If insurers are not leaving markets altogether, they are raising premiums. One way for the insurers to cover their risk is by being insured themselves, and the premiums for reinsurance has taken quite a hike like everything else. Expensive reinsurance leads to expensive home insurance leads to expensive housing.
Bloomberg writes that the hardest hit areas inTexas and Florida now see significant increases in foreclosure filings, where the rest of the nation see a slight fall in filings.
Apart from increasing home insurance premiums, a lot of those who bought their homes just before the pandemic got an extension on loan payments during COVID but now have trouble catching up.
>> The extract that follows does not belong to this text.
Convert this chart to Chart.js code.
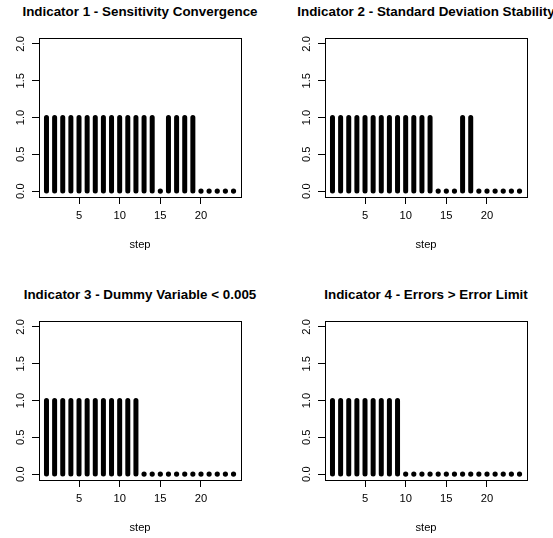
<!DOCTYPE html>
<html>
<head>
<meta charset="utf-8">
<script src="https://cdn.jsdelivr.net/npm/chart.js@4.4.1/dist/chart.umd.min.js"></script>
<style>
  body { margin: 0; background: #fff; width: 553px; height: 538px; overflow: hidden; position: relative; font-family: "Liberation Sans", Arial, sans-serif; }
  canvas { position: absolute; }
  .title { position: absolute; width: 320px; text-align: center; font-weight: bold; font-size: 13.4px; line-height: 16px; color: #000; white-space: nowrap; }
</style>
</head>
<body>
<div id="t0" class="title"></div><div id="t1" class="title"></div>
<div id="t2" class="title"></div><div id="t3" class="title"></div>
<canvas id="c0" width="260" height="265"></canvas>
<canvas id="c1" width="260" height="265"></canvas>
<canvas id="c2" width="260" height="265"></canvas>
<canvas id="c3" width="260" height="265"></canvas>
<script>
// data (1 = indicator met at that step)
const steps = [1, 2, 3, 4, 5, 6, 7, 8, 9, 10, 11, 12, 13, 14, 15, 16, 17, 18, 19, 20, 21, 22, 23, 24];
const indicator1 = [1, 1, 1, 1, 1, 1, 1, 1, 1, 1, 1, 1, 1, 1, 0, 1, 1, 1, 1, 0, 0, 0, 0, 0];
const indicator2 = [1, 1, 1, 1, 1, 1, 1, 1, 1, 1, 1, 1, 1, 0, 0, 0, 1, 1, 0, 0, 0, 0, 0, 0];
const indicator3 = [1, 1, 1, 1, 1, 1, 1, 1, 1, 1, 1, 1, 0, 0, 0, 0, 0, 0, 0, 0, 0, 0, 0, 0];
const indicator4 = [1, 1, 1, 1, 1, 1, 1, 1, 1, 0, 0, 0, 0, 0, 0, 0, 0, 0, 0, 0, 0, 0, 0, 0];
const titles = [
    "Indicator 1 - Sensitivity Convergence",
    "Indicator 2 - Standard Deviation Stability",
    "Indicator 3 - Dummy Variable < 0.005",
    "Indicator 4 - Errors > Error Limit"
];
const xTicks = [5, 10, 15, 20];
const yTicks = [0, 0.5, 1, 1.5, 2];
const xLabel = "step";

const FONT = "'Liberation Sans', Arial, sans-serif";
const panelLeft = [0, 286, 0, 286];
const panelTop = [0, 0, 283, 283];

// draws the R style frame round the plot region
const boxPlugin = {
    id: "box",
    afterDraw(chart) {
        const { ctx, chartArea: a } = chart;
        ctx.save();
        ctx.strokeStyle = "#000";
        ctx.lineWidth = 1;
        ctx.strokeRect(Math.round(a.left) + 0.5, Math.round(a.top) + 0.5,
            Math.round(a.right - a.left), Math.round(a.bottom - a.top));
        ctx.restore();
    }
};

function makeChart(id, values) {
    // type="h": one vertical stroke per step, zero steps become a dot
    let segs = [];
    let dots = [];
    steps.forEach((s, i) => {
        if (values[i] > 0) {
            segs.push({ x: s, y: 0 }, { x: s, y: values[i] }, { x: s, y: null });
        } else {
            dots.push({ x: s, y: values[i] });
        }
    });

    return new Chart(document.getElementById(id), {
        type: "line",
        data: {
            datasets: [
                {
                    data: segs,
                    borderColor: "#000",
                    borderWidth: 5,
                    borderCapStyle: "round",
                    pointRadius: 0,
                    spanGaps: false,
                    tension: 0
                },
                {
                    data: dots,
                    showLine: false,
                    pointRadius: 2.6,
                    pointBackgroundColor: "#000",
                    pointBorderWidth: 0
                }
            ]
        },
        options: {
            responsive: false,
            animation: false,
            events: [],
            layout: { padding: { top: 38, left: 0, right: 19, bottom: 0 } },
            plugins: { legend: { display: false }, tooltip: { enabled: false } },
            scales: {
                x: {
                    type: "linear",
                    min: 0.08,
                    max: 24.92,
                    afterBuildTicks: s => { s.ticks = xTicks.map(v => ({ value: v })); },
                    afterFit: s => { s.height = 68; },
                    grid: { drawOnChartArea: false, drawTicks: true, tickLength: 7, color: "#000" },
                    border: { display: false },
                    ticks: { color: "#000", font: { family: FONT, size: 11.2 }, padding: 5, autoSkip: false, maxRotation: 0 },
                    title: { display: true, text: xLabel, color: "#000", font: { family: FONT, size: 11.2 }, padding: { top: 0, bottom: 13 } }
                },
                y: {
                    min: -0.08,
                    max: 2.08,
                    afterBuildTicks: s => { s.ticks = yTicks.map(v => ({ value: v })); },
                    afterFit: s => { s.width = 39; },
                    grid: { drawOnChartArea: false, drawTicks: true, tickLength: 7, color: "#000" },
                    border: { display: false },
                    ticks: {
                        color: "#000", font: { family: FONT, size: 11.2 }, padding: 3,
                        minRotation: 90, maxRotation: 90, crossAlign: "center",
                        callback: v => Number(v).toFixed(1)
                    }
                }
            }
        },
        plugins: [boxPlugin]
    });
}

const allValues = [indicator1, indicator2, indicator3, indicator4];
allValues.forEach((vals, i) => {
    let c = document.getElementById("c" + i);
    c.style.left = panelLeft[i] + "px";
    c.style.top = panelTop[i] + "px";
    let t = document.getElementById("t" + i);
    t.textContent = titles[i];
    t.style.left = (panelLeft[i] + 140 - 160) + "px";
    t.style.top = (panelTop[i] + 4) + "px";
    makeChart("c" + i, vals);
});
</script>
</body>
</html>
And while home values have risen, so have mortgage rates—to around 7%—making it harder to sell the house or refinance the loan.
It is also worth noting that the 2019 buyers with larger mortgages ($1MN+) who got a 5-year ARM are coming up on their first adjustment, and though it might be capped, it will smart to go from a rate around 3% to a rate around 5% on a loan that size and look at another reset in six months.
In addition, increasing home values mean higher property taxes.
And last, but not least: zombies!
NPR’s Planet Money brought an investigative report on what is known as zombie mortgages. Back in the carefree days of the noughts, thousands of home buyers got second mortgages to finance their down payment. When it all came crashing down in 2008, those second mortgages became worthless, and many were told they had been cancelled.
However, in some cases they were bought for pennies—literally—on the ten-thousands and have been sitting in some banker’s box or dusty file cabinet since then. With property values going up, these zombie mortgages have now come alive and are back to collect.
Because those loans once were real, but records of where they went are poor, and state rules vary, those walking dead are hard to slay. Foreclosures and evictions are not uncommon, and it often takes a court case to beat them down.
Regitze Ladekarl, FRM, is FRG’s Director of Company Intelligence. She has 25-plus years of experience where finance meets technology.